El eje de la séptima temporada es Spike. Se gana sin discusión su puesto junto a la protagonista, porque es el personaje más interesante, más dramático y más heroico. Con esfuerzo titánico no sólo ha ganado su alma, sino que se ha hecho digno de ella. ¡Qué lejos del caprichoso Spike hedonista y perverso que llegó a Sunnydale tiempo atrás! Más que evolución, ha sufrido un calvario. Ha conocido el amor. Lo ha perdido todo. Ha madurado, ha sufrido, ha tomado decisiones. Ha estado al borde de la locura y la aniquilación, pero ha regresado de su infierno más humano que nunca. Conocíamos al vampiro desalmado, al cínico irreverente, pero en la séptima Spike no está para tonterías. Ha decidido ganarse la redención y nada le aparta de ese camino. Acostumbrados a sus sarcasmos, ahora su seriedad sobrecoge. Una escena: cuando regresa a la casa de Buffy y se entera de que los demás la han echado de allí, esperaríamos que montara en cólera y desatara su acreditada violencia verbal; sin embargo, su reacción es sorprendentemente adulta, sus comentarios, hirientes, cargados de razón pero en un tono muy medido, demuestran no sólo que ha aprendido a refrenarse, sino que ha alcanzado una altura moral que le permite situarse por encima de los demás para darles lecciones de integridad y coherencia.

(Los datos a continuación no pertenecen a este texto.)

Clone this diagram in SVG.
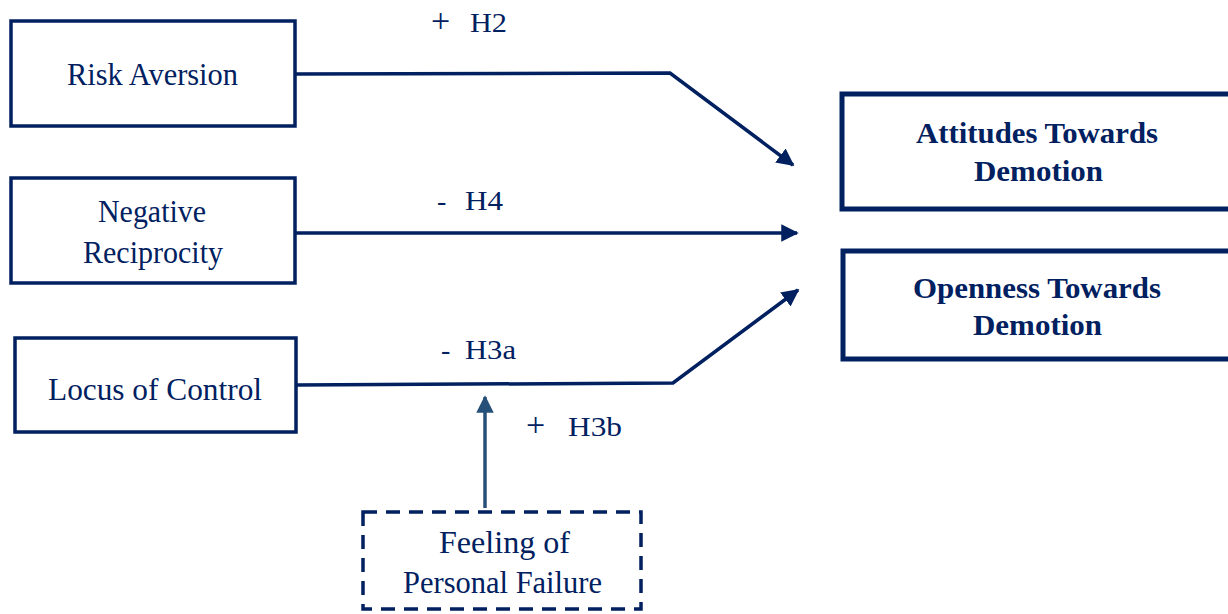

Spike nos conmueve con todas sus caras: el pobre “loco del sótano”, el vulnerable y torturado Spike, el sensible Spike “aterrorizado” por la trascendencia de su amor, el fiel Spike que afronta con seriedad su ingrato puesto junto a Buffy, el héroe capaz de sacrificarse sin admitir siquiera el consolador engaño de lo que él cree una mentira. (“Un final perfecto para un personaje perfecto”. Ay)
Buffy quedará en el recuerdo como una serie mítica. Pero Spike quedará en nuestro corazón.